> Given problem
Answer with one number: how many lines hold "that".

> Dataset content

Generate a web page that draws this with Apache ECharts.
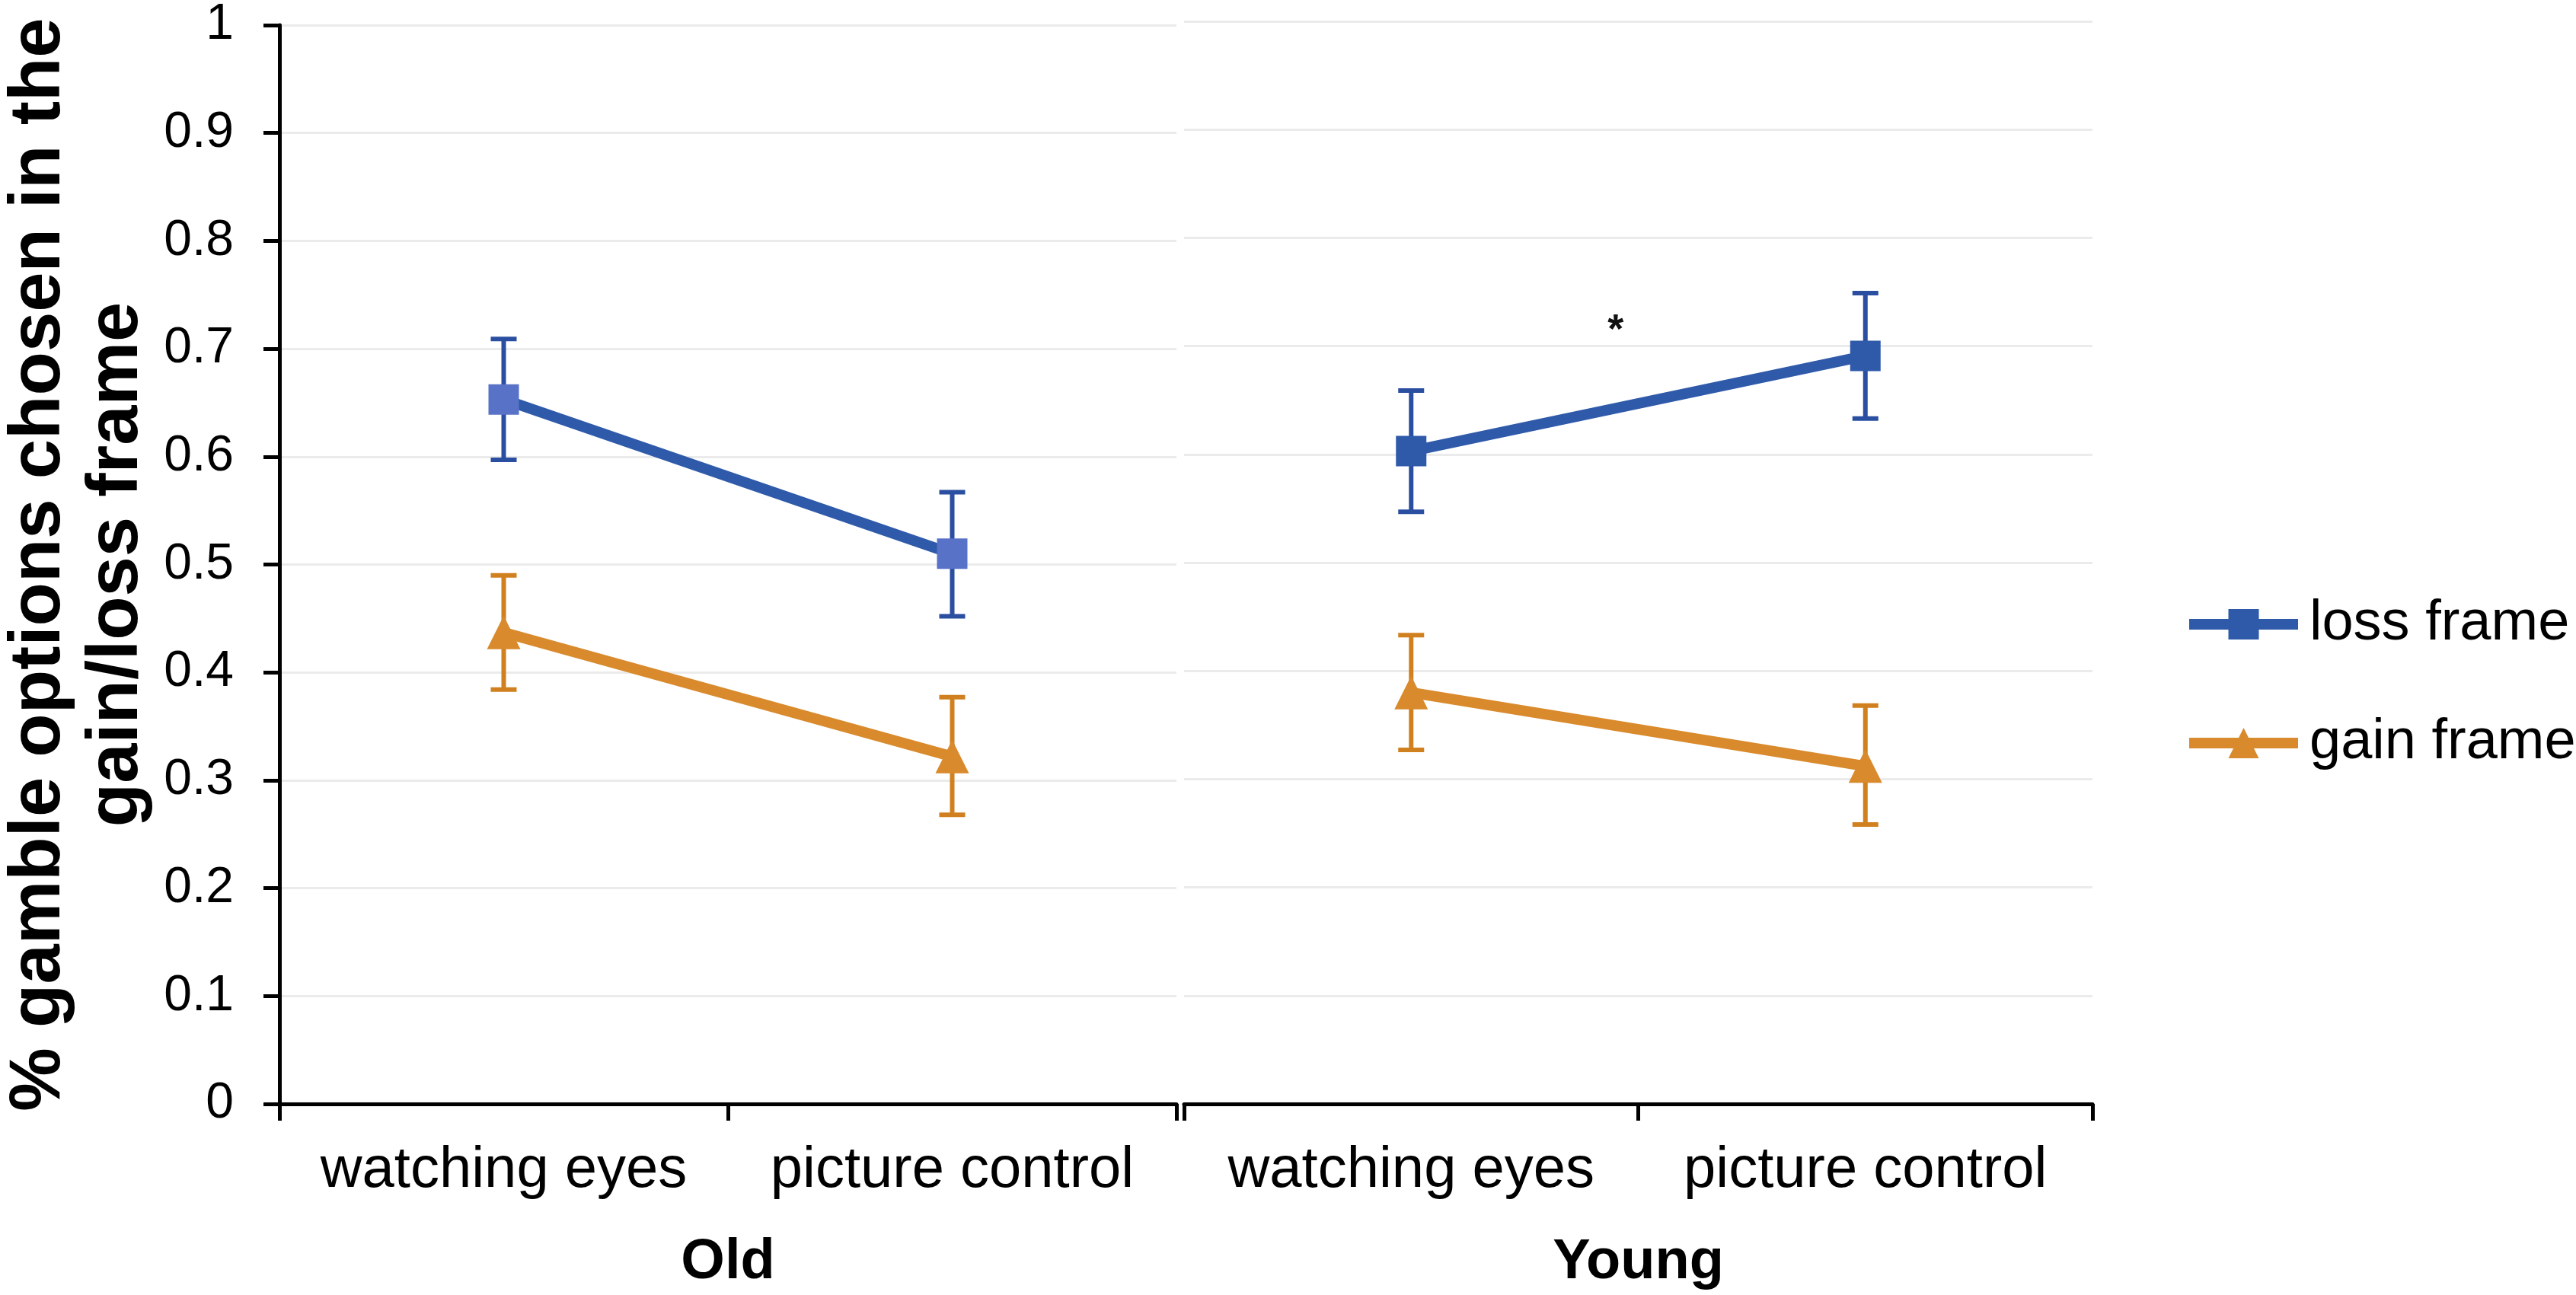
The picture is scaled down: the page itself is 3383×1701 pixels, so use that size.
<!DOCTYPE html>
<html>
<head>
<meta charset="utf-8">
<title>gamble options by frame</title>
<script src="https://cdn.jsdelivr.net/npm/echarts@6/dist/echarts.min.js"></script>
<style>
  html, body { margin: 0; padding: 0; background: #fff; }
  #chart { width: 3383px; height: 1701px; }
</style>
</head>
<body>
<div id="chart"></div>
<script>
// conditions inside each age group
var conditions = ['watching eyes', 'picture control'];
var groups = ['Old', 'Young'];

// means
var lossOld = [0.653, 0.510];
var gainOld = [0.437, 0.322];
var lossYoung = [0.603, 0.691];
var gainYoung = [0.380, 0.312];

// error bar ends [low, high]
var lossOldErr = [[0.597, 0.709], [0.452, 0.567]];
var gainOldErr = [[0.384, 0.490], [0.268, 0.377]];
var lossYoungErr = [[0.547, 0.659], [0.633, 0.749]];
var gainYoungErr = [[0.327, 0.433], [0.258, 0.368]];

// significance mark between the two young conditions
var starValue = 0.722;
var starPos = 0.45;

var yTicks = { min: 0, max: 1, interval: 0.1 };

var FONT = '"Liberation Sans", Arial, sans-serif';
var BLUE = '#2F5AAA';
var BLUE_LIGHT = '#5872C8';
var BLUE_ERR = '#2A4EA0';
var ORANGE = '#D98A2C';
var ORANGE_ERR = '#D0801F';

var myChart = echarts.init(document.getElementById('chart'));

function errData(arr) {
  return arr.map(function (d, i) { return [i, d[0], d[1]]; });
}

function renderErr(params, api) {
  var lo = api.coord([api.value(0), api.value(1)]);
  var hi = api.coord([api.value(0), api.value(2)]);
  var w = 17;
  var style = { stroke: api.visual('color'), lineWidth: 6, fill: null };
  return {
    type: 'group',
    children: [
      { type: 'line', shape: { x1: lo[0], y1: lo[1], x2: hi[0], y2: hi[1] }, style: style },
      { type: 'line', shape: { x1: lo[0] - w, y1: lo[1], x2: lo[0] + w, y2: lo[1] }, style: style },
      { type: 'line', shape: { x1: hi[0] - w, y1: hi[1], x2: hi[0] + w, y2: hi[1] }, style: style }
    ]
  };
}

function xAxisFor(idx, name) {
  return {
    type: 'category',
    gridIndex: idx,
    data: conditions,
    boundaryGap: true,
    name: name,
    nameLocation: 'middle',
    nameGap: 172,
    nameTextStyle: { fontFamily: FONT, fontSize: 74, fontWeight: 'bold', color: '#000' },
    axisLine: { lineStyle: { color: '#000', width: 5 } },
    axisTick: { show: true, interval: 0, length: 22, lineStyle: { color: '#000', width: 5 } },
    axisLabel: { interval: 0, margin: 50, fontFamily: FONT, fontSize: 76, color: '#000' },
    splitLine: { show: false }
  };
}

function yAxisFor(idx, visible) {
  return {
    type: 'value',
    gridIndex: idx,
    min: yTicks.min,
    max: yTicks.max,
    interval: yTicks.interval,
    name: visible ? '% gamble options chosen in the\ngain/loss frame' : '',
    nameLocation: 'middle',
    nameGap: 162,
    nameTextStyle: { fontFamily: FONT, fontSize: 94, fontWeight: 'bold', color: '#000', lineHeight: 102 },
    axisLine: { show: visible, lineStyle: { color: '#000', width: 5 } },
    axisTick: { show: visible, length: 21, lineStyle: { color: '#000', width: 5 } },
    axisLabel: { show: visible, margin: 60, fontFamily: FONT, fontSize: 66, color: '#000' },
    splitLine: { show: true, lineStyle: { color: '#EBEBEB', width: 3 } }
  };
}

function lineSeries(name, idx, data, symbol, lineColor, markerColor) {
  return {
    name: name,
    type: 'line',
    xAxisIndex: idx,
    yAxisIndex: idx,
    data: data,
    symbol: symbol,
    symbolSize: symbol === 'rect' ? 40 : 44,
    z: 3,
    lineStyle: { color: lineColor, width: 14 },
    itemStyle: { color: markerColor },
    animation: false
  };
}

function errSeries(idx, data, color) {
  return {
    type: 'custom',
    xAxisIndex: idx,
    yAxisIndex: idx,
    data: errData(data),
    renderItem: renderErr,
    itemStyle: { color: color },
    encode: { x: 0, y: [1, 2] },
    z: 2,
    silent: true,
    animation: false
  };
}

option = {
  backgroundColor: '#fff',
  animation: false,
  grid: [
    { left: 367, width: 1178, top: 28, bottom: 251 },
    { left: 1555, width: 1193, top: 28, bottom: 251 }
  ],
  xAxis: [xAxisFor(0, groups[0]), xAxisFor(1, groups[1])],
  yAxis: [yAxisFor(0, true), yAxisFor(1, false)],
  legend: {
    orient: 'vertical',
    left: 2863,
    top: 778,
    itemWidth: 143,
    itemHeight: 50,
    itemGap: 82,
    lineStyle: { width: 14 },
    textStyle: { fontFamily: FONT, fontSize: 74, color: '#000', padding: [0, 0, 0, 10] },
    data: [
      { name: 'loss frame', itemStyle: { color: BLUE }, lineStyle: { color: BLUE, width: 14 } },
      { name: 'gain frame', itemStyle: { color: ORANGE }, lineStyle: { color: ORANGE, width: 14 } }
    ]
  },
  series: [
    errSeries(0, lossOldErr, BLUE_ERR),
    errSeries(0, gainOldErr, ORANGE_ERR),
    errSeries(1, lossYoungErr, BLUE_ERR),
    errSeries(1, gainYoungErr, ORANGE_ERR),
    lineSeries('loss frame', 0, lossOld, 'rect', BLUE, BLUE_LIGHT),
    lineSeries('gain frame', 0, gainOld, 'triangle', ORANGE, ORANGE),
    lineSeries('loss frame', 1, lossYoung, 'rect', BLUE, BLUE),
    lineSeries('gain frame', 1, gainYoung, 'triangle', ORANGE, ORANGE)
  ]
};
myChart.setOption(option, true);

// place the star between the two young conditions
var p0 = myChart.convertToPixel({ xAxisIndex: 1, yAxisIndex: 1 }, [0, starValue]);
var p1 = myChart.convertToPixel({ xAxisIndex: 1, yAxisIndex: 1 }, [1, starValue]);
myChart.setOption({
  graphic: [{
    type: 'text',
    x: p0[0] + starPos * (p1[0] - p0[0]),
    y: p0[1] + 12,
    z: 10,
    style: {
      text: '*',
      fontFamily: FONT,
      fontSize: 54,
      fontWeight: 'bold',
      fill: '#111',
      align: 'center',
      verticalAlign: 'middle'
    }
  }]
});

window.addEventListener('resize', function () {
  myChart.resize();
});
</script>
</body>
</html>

> Full answer
2